Monday, July 9, 2007

Lolita by Vladimir Nabokov

Lolita, light of my life, fire of my loins. My sin, my soul. Lo-lee-ta: the tip of the tongue taking a trip of three steps down the palate to tap, at three, on the teeth. Lo. Lee. Ta.

She was Lo, plain Lo, in the morning, standing four feet ten in one sock. She was Lola in slacks. She was Dolly at school. She was Dolores on the dotted line. But in my arms she was always Lolita.


I remember listening to the song "Westfall" by Okkervil River once in the car with my mother, a song about a teenage boy who murders a pair of girls. My mother's response was, "Ew, who would want to listen to a song about something like that?," and I expect a lot of people unfamiliar with the reputation (or familiar with it) of Lolita have a similar reaction: Who would want to read a book about a child molester, much less one written in the first person? But that, I think, is the magic of Lolita. There is a great movie The Woodsman, in which Kevin Bacon plays a child molester released after his prison term, struggling to survive though the world is unsurprisingly hostile to him. That movie accomplished the difficult task of making the viewer sympathize with a child molester, Lolita goes one step further and asks the reader to empathize with a child molester, to occupy his own frame of mind and try to understand him. It's vile and disgusting to be sure, and not exactly appealing, but satisfying in the fact that it gives the reader a great insight into sin, madness, and evil.

I could say a lot about Lolita, but since we're all going to read it, the only other thing I'll say is that as far as judging the book simply by its prose, Nabokov is one of the best writers I've ever read, I think, and English not even his first (or second) language. It's been said that he's one of the best writers of the 20th Century in both English and Russian, and that's quite impressive.
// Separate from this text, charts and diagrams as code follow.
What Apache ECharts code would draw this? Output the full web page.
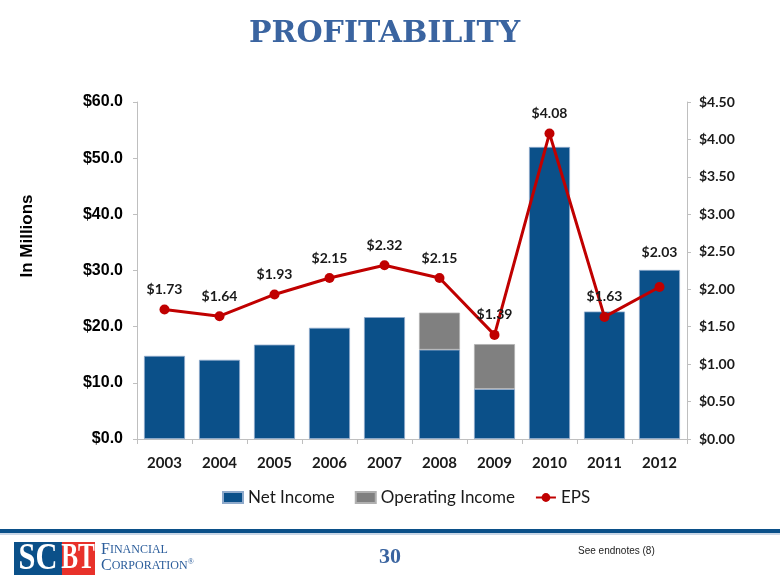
<!DOCTYPE html>
<html>
<head>
<meta charset="utf-8">
<script src="https://cdn.jsdelivr.net/npm/echarts@6/dist/echarts.min.js"></script>
<style>
html,body{margin:0;padding:0;background:#fff;}
#c{width:780px;height:585px;}
</style>
</head>
<body>
<div id="c"></div>
<script>
var years = ['2003','2004','2005','2006','2007','2008','2009','2010','2011','2012'];
var netIncome = [14.8, 14.1, 16.8, 19.8, 21.7, 15.9, 8.9, 52.0, 22.7, 30.1];
var operatingIncomeTotal = [null, null, null, null, null, 22.5, 16.9, null, null, null];
var eps = [1.73, 1.64, 1.93, 2.15, 2.32, 2.15, 1.39, 4.08, 1.63, 2.03];
var leftTicks = [0, 10, 20, 30, 40, 50, 60];
var rightTicks = [0, 0.5, 1, 1.5, 2, 2.5, 3, 3.5, 4, 4.5];

var opExtra = operatingIncomeTotal.map(function (v, i) {
  return v == null ? null : +(v - netIncome[i]).toFixed(2);
});
// the last EPS label sits higher in the original (moved above the bar)
var epsData = eps.map(function (v, i) {
  return i === eps.length - 1 ? {value: v, label: {distance: 22}} : v;
});

var chart = echarts.init(document.getElementById('c'), null, {renderer: 'canvas'});
var axisGray = '#BFBFBF';
chart.setOption({
  animation: false,
  backgroundColor: '#ffffff',
  title: {
    text: 'PROFITABILITY',
    left: 244,
    top: 14,
    textStyle: {fontFamily: 'DejaVu Serif', fontWeight: 'bold', fontSize: 30, color: '#3A64A0'}
  },
  legend: {
    left: 217,
    top: 484,
    itemWidth: 20,
    itemHeight: 11,
    itemGap: 20,
    textStyle: {fontFamily: 'Lato', fontSize: 17, color: '#1a1a1a'},
    data: [
      {name: 'Net Income', icon: 'rect'},
      {name: 'Operating Income', icon: 'rect'},
      {name: 'EPS'}
    ]
  },
  grid: {left: 137, right: 93, top: 102, bottom: 146},
  xAxis: {
    type: 'category',
    data: years,
    axisLine: {lineStyle: {color: axisGray}},
    axisTick: {show: true, length: 5, lineStyle: {color: axisGray}},
    axisLabel: {fontFamily: 'Lato', fontWeight: 'bold', fontSize: 15, color: '#1a1a1a', margin: 17}
  },
  yAxis: [
    {
      type: 'value', min: 0, max: 60, interval: 10,
      axisLine: {show: true, lineStyle: {color: axisGray}},
      axisTick: {show: true, length: 4, lineStyle: {color: axisGray}},
      splitLine: {show: false},
      axisLabel: {
        fontFamily: 'Liberation Sans', fontWeight: 'bold', fontSize: 16, color: '#000', margin: 14,
        formatter: function (v) { return '$' + v.toFixed(1); }
      }
    },
    {
      type: 'value', min: 0, max: 4.5, interval: 0.5,
      position: 'right',
      axisLine: {show: true, lineStyle: {color: axisGray}},
      axisTick: {show: true, length: 4, lineStyle: {color: axisGray}},
      splitLine: {show: false},
      axisLabel: {
        fontFamily: 'Lato', fontWeight: 'bold', fontSize: 14, color: '#1a1a1a', margin: 12,
        formatter: function (v) { return '$' + v.toFixed(2); }
      }
    }
  ],
  series: [
    {
      name: 'Net Income', type: 'bar', stack: 'inc', data: netIncome, barWidth: 41,
      itemStyle: {color: '#0B5089', borderColor: '#8FAACB', borderWidth: 0.8}
    },
    {
      name: 'Operating Income', type: 'bar', stack: 'inc', data: opExtra, barWidth: 41,
      itemStyle: {color: '#808080', borderColor: '#B0B0B0', borderWidth: 0.8}
    },
    {
      name: 'EPS', type: 'line', yAxisIndex: 1, data: epsData,
      symbol: 'circle', symbolSize: 10,
      lineStyle: {color: '#C00000', width: 3},
      itemStyle: {color: '#C00000'},
      label: {
        show: true, position: 'top', distance: 8,
        fontFamily: 'Lato', fontWeight: 'bold', fontSize: 14, color: '#1a1a1a',
        formatter: function (p) { return '$' + p.value.toFixed(2); }
      },
      z: 5
    }
  ],
  graphic: [
    {type: 'text', rotation: Math.PI / 2, x: 27, y: 236,
      style: {text: 'In Millions', align: 'center', verticalAlign: 'middle',
        font: 'bold 17px "Liberation Sans"', fill: '#000'}},
    {type: 'rect', shape: {x: 0, y: 529, width: 780, height: 4}, style: {fill: '#0B5089'}},
    {type: 'rect', shape: {x: 0, y: 533, width: 780, height: 2}, style: {fill: '#C9D6E6'}},
    {type: 'rect', shape: {x: 14, y: 542, width: 48, height: 33}, style: {fill: '#0B5089'}},
    {type: 'rect', shape: {x: 62, y: 542, width: 33, height: 33}, style: {fill: '#E8312A'}},
    {type: 'text', x: 38, y: 559, scaleX: 0.8,
      style: {text: 'SC', align: 'center', verticalAlign: 'middle',
        font: 'bold 38px "Liberation Serif"', fill: '#ffffff'}},
    {type: 'text', x: 78, y: 559, scaleX: 0.7,
      style: {text: 'BT', align: 'center', verticalAlign: 'middle',
        font: 'bold 36px "Liberation Serif"', fill: '#ffffff'}},
    {type: 'text', x: 101, y: 550,
      style: {text: '{a|F}{b|INANCIAL}', verticalAlign: 'middle',
        rich: {a: {fontFamily: 'Liberation Serif', fontSize: 16, fill: '#2B5D9B', color: '#2B5D9B'},
               b: {fontFamily: 'Liberation Serif', fontSize: 12, fill: '#2B5D9B', color: '#2B5D9B'}}}},
    {type: 'text', x: 101, y: 566,
      style: {text: '{a|C}{b|ORPORATION}{c|\u00AE}', verticalAlign: 'middle',
        rich: {a: {fontFamily: 'Liberation Serif', fontSize: 16, fill: '#2B5D9B', color: '#2B5D9B'},
               b: {fontFamily: 'Liberation Serif', fontSize: 12, fill: '#2B5D9B', color: '#2B5D9B'},
               c: {fontFamily: 'Liberation Serif', fontSize: 8, fill: '#2B5D9B', color: '#2B5D9B', verticalAlign: 'top'}}}},
    {type: 'text', x: 390, y: 557,
      style: {text: '30', align: 'center', verticalAlign: 'middle',
        font: 'bold 22px "Liberation Serif"', fill: '#3A64A0'}},
    {type: 'text', x: 578, y: 551,
      style: {text: 'See endnotes (8)', verticalAlign: 'middle',
        font: '10px "Liberation Sans"', fill: '#222222'}}
  ]
});
</script>
</body>
</html>
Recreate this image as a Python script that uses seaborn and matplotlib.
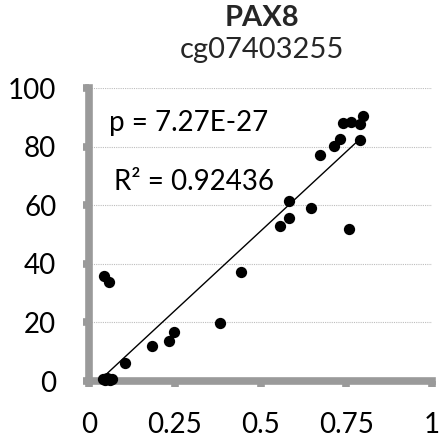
import matplotlib
matplotlib.use("Agg")
import matplotlib.pyplot as plt
import seaborn as sns
import pandas as pd

# data
x_vals = [0.800, 0.791, 0.764, 0.740, 0.791, 0.733, 0.713, 0.674, 0.582, 0.582,
          0.556, 0.647, 0.759, 0.045, 0.057, 0.444, 0.382, 0.248, 0.232, 0.185,
          0.104, 0.040, 0.047, 0.053, 0.060, 0.066]
y_vals = [90.4, 87.7, 88.5, 87.9, 82.3, 82.6, 80.2, 77.1, 61.5, 55.7,
          52.9, 59.2, 51.8, 35.8, 33.7, 37.1, 19.8, 16.8, 13.8, 11.9,
          6.2, 0.8, 0.5, 1.0, 0.4, 0.8]
trend_x = [0.054, 0.789]
trend_y = [2.7, 82.5]
x_ticks = [0, 0.25, 0.5, 0.75, 1]
x_tick_labels = ["0", "0.25", "0.5", "0.75", "1"]
y_ticks = [0, 20, 40, 60, 80, 100]
title_line1 = "PAX8"
title_line2 = "cg07403255"
p_text = "p = 7.27E-27"
r2_text = "R² = 0.92436"

gray = "#9a9a9a"
sns.set_theme(style="white")
plt.rcParams['font.family'] = ['Lato', 'DejaVu Sans']
plt.rcParams.update({
    "xtick.bottom": True, "ytick.left": True,
    "xtick.major.size": 4.5, "ytick.major.size": 4.5,
    "xtick.major.width": 5.5, "ytick.major.width": 5.5,
    "xtick.major.pad": 18, "ytick.major.pad": 19,
    "xtick.color": gray, "ytick.color": gray,
    "xtick.labelcolor": "black", "ytick.labelcolor": "black",
    "xtick.labelsize": 20, "ytick.labelsize": 20,
    "xtick.direction": "out", "ytick.direction": "out",
})

W, H = 440, 442
fig = plt.figure(figsize=(W / 100, H / 100), dpi=100)
ax = fig.add_axes([89 / W, 1 - 381 / H, (432 - 89) / W, (381 - 88) / H])

df = pd.DataFrame({"x": x_vals, "y": y_vals})
tdf = pd.DataFrame({"x": trend_x, "y": trend_y})

for yv in y_ticks[1:]:
    ax.axhline(yv, color="#bdbdbd", lw=0.8, ls=(0, (1, 1)), zorder=0)

sns.lineplot(data=tdf, x="x", y="y", color="black", lw=1.0, ax=ax, zorder=2)
sns.scatterplot(data=df, x="x", y="y", color="black", s=66, edgecolor="black",
                linewidth=0, ax=ax, zorder=3, clip_on=False)

ax.set_xlim(0, 1)
ax.set_ylim(0, 100)
ax.set_xticks(x_ticks)
ax.set_xticklabels(x_tick_labels)
ax.set_yticks(y_ticks)
ax.set_xlabel("")
ax.set_ylabel("")

for s in ["top", "right"]:
    ax.spines[s].set_visible(False)
for s in ["left", "bottom"]:
    ax.spines[s].set_color(gray)
    ax.spines[s].set_linewidth(5.5)
    ax.spines[s].set_capstyle("projecting")

ax.text(0.058, 88, p_text, fontsize=20, va="center", ha="left", color="black")
ax.text(0.073, 67.9, r2_text, fontsize=20, va="center", ha="left", color="black")

fig.text(262 / W, 1 - 18 / H, title_line1, fontsize=21, fontweight="bold",
         ha="center", va="center")
fig.text(262 / W, 1 - 50 / H, title_line2, fontsize=21, ha="center", va="center")

fig.savefig("out.png", dpi=100)
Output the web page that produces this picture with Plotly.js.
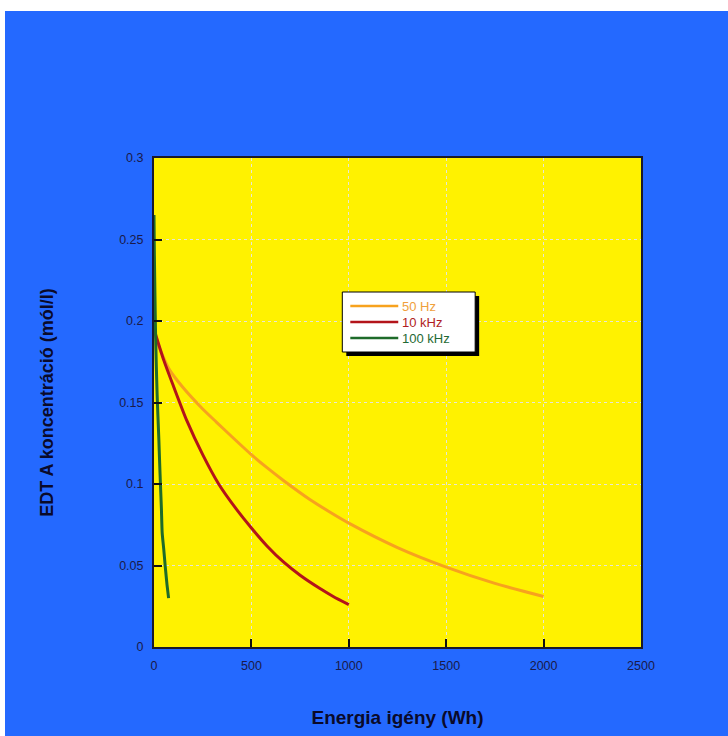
<!DOCTYPE html>
<html>
<head>
<meta charset="utf-8">
<script src="https://cdn.plot.ly/plotly-3.0.1.min.js"></script>
<style>
  html, body { margin: 0; padding: 0; background: #ffffff; width: 728px; height: 736px; overflow: hidden; }
  #chart { position: absolute; left: 5px; top: 11px; width: 723px; height: 725px; }
</style>
</head>
<body>
<div id="chart"></div>
<script>
// Data
const seriesNames = ["50 Hz", "10 kHz", "100 kHz"];
const hz50X = [0, 40, 80, 150, 250, 320, 400, 500, 580, 666, 800, 900, 1000, 1250, 1500, 1750, 2000];
const hz50Y = [0.193, 0.180, 0.170, 0.159, 0.146, 0.138, 0.129, 0.118, 0.110, 0.102, 0.0905, 0.083, 0.076, 0.061, 0.049, 0.039, 0.031];
const khz10X = [0, 50, 100, 168, 250, 332, 420, 500, 580, 666, 750, 850, 920, 1000];
const khz10Y = [0.195, 0.176, 0.160, 0.139, 0.118, 0.100, 0.085, 0.073, 0.062, 0.052, 0.044, 0.036, 0.031, 0.026];
const khz100X = [0, 1, 2, 5, 8, 12, 16, 20, 25, 29, 33, 38, 42, 50, 58, 67, 75];
const khz100Y = [0.265, 0.252, 0.240, 0.215, 0.192, 0.172, 0.155, 0.142, 0.127, 0.113, 0.100, 0.085, 0.070, 0.060, 0.049, 0.038, 0.030];
const xTicks = [0, 500, 1000, 1500, 2000, 2500];
const yTicks = [0, 0.05, 0.1, 0.15, 0.2, 0.25, 0.3];
const yTickText = ["0", "0.05", "0.1", "0.15", "0.2", "0.25", "0.3"];

const colors = ["#f7a21e", "#b3141a", "#1e6b2a"];
const textColors = ["#f0a03c", "#b01c22", "#1f6a34"];

const xs = [hz50X, khz10X, khz100X];
const ys = [hz50Y, khz10Y, khz100Y];

const traces = seriesNames.map((n, i) => ({
  type: 'scatter', mode: 'lines', name: n,
  x: xs[i], y: ys[i],
  line: { color: colors[i], width: 3, shape: 'spline', smoothing: 0.6 },
  hoverinfo: 'skip', showlegend: false
}));

// plot-area helpers (page px -> paper fractions) for the hand-drawn legend box
const PL = 153.5, PW = 487.5, PB = 647, PH = 489;
const px = v => (v - PL) / PW;
const py = v => (PB - v) / PH;

const shapes = [
  { type: 'rect', xref: 'paper', yref: 'paper', layer: 'above',
    x0: px(346), x1: px(479), y0: py(356), y1: py(296),
    fillcolor: '#000000', line: { width: 0 } },
  { type: 'rect', xref: 'paper', yref: 'paper', layer: 'above',
    x0: px(342), x1: px(475), y0: py(352), y1: py(292),
    fillcolor: '#ffffff', line: { width: 1, color: '#000000' } }
];
const rowY = [306, 322, 338];
const annotations = [];
seriesNames.forEach((n, i) => {
  shapes.push({ type: 'line', xref: 'paper', yref: 'paper', layer: 'above',
    x0: px(350), x1: px(398), y0: py(rowY[i]), y1: py(rowY[i]),
    line: { color: colors[i], width: 2.5 } });
  annotations.push({ xref: 'paper', yref: 'paper', x: px(401), y: py(rowY[i]),
    xanchor: 'left', yanchor: 'middle', showarrow: false, text: n,
    borderpad: 0,
    font: { family: 'Liberation Sans, Arial, sans-serif', size: 13, color: textColors[i] } });
});

const axisFont = { family: 'Liberation Sans, Arial, sans-serif', size: 12.5, color: '#1a1a4a' };

const layout = {
  width: 723, height: 725,
  margin: { l: 148.5, r: 87, t: 147, b: 89 },
  paper_bgcolor: '#2469ff',
  plot_bgcolor: '#fff200',
  showlegend: false,
  xaxis: {
    range: [0, 2500], tickvals: xTicks, ticktext: xTicks.map(String),
    ticks: 'inside', ticklen: 8, tickwidth: 2, tickcolor: '#111111',
    showline: true, linecolor: '#1a1a2a', linewidth: 2, mirror: true,
    showgrid: true, gridcolor: '#e6e6d8', griddash: 'dot', gridwidth: 1,
    zeroline: false, tickfont: axisFont, ticklabelstandoff: 6,
    title: { text: 'Energia igény (Wh)', standoff: 39,
      font: { family: 'Liberation Sans, Arial, sans-serif', size: 19, color: '#0a0a2a', weight: 'bold' } }
  },
  yaxis: {
    range: [0, 0.3], tickvals: yTicks, ticktext: yTickText,
    ticks: 'inside', ticklen: 8, tickwidth: 2, tickcolor: '#111111',
    showline: true, linecolor: '#1a1a2a', linewidth: 2, mirror: true,
    showgrid: true, gridcolor: '#e6e6d8', griddash: 'dot', gridwidth: 1,
    zeroline: false, tickfont: axisFont, ticklabelstandoff: 6,
    title: { text: 'EDT A koncentráció (mól/l)', standoff: 61,
      font: { family: 'Liberation Sans, Arial, sans-serif', size: 18, color: '#0a0a2a', weight: 'bold' } }
  },
  shapes: shapes,
  annotations: annotations
};

Plotly.newPlot('chart', traces, layout, { staticPlot: true, displayModeBar: false });
</script>
</body>
</html>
Finally, an interesting thought from Nabokov's afterword:

[The publishing companies'] refusal to buy the book was based not on my treatment of the theme but on the theme itself, for there are at least three themes which are utterly taboo as far as most American publishers are concerned. The two others are: a Negro-White marriage which is a complete and glorious success resulting in lots of children and granchildren; and the total atheist who lives a happy and useful life, and dies in his sleep at the age of 106.

2 comments:

Carlton Farmer said...

Atheists don't die. They live on in the eyes of children.

Brent Waggoner said...

Apparently, you misused the word pederasty, you perv.